There are two articles that I would say are must-reads on this topic. The first is [Michelle Ufford's post on what makes a good clustered index key](
http://www.simple-talk.com/sql/learn-sql-server/effective-clustered-indexes/). Now, primary keys don't necessarily need to be clustered indexes, but they are by default and there's usually a pretty good reason, especially if you are using surrogate keys. In this case, identity ints are NUSE: Narrow, Unique, Static, and Ever-Increasing. This is great for a clustered index, and also works just fine for a primary key. Also, [Gail Shaw has a post on joining on ints versus strings](
http://sqlinthewild.co.za/index.php/2011/02/15/are-int-joins-faster-than-string-joins-2/). In this, she shows us that joining on an int column uses fewer resources and can be faster than joining on a string column __even when the values are the same__. Given that strings are usually considerably longer, there is a higher cost associated with a join. The decision of whether to leave a data element on a table versus moving it off to a lookup table is a tough one and definitely has an "it depends" element to it because there are legitimate trade-offs. If you have a real lookup value (like a status), it would probably be better to use the lookup table and have a surrogate key for space reasons, especially as the main table gets larger. A 1-byte tinyint (or 2-byte smallint) versus an average of about 20 bytes for character data (including overhead costs for storing varchars) doesn't mean very much if you're talking about 100 rows, but if you're talking about 1,000,000 rows, that's about 18 MB of data which doesn't need to be cached and about 2000 fewer data pages for the table, just due to that one column. There are a few other concerns for whether to create a lookup table or keep a column in a table. If the column is directly associated with the natural key, that's generally not a good thing to move. If the information is duplicated quite often (like a status), you'll want to avoid update inconsistencies, especially if there is more than one process which can update a status. For low-volume tables, you're not really going to see a performance difference (or keeping the column on will involve somewhat fewer reads), but at the same time, those lookup tables stay in memory and involve fewer physical reads than wider tables.

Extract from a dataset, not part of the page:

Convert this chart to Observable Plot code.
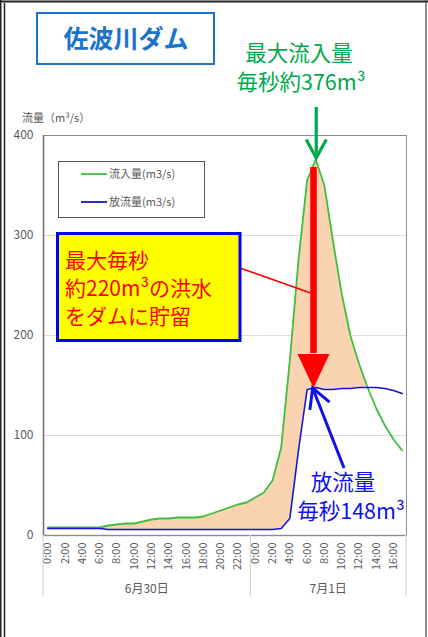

I found this which explains it quite well. Essentially though the primary key must be unique and it's a lot harder to keep text unique than it is integers. [
http://www.databasedev.co.uk/primary_keys.html Also found this: You can use varchar as a PK, but integers are better for performance. They take up less space, and more importantly they are much quicker to compare. An integer comparison can be executed in one CPU instruction. For strings, each character must be compared in turn. That makes every PK lookup faster. If you have join tables, every join select will be looking up against the PK.
Don't forget that if the PK is the clustering key on the table it will appear in each and every index that is additionally created. If the PK is a CHAR(N) column, this will probably be larger in size than an int/smallint/tinyint (depends on value of N) and inflate the size of each additional index you create. The points about index fragmentation, page splits and speed comparisons are all very valid (+1 to all).
I agree with all the points about using identity keys as clustered indexes to reduce fragmentation. But there's more to it. If you usually search on exact matches in the lookup value, I agree that you could use identity column as PK and as clustered index, and that you put a non clustered index on the lookup value. Keep in mind that your DB will NOT bne normalized if you go for identity PK and unique nvarchar values. Therefore I conceptually dislike having unique in non-PK-columns, but I'm pragmatic and I like performance... But if you do LIKE searches (WHERE lookupValue LIKE 'A%') I strongly suggest you use the nvarchar column as clustered index. If it's a NON CLUSTERED index, you'd have to search through the NON CLUSTERED index, find all leafs that matches 'A%', follow the address pointer for each leaf and insert into a spool table, whereas if you have a CLUSTERED index, you just find the first column that matches 'A%' in the B-tree, and then read row by row until you find the first non-match. Regarding performance on joins, I don't really know what the performance difference is between int (and its likes) and varchar (and its likes). The performance difference was huge back in the 6.x days, but I think I heard that from 7.0 and forward, the performance difference is smaller. But that's relative, I don't know the absolute numbers.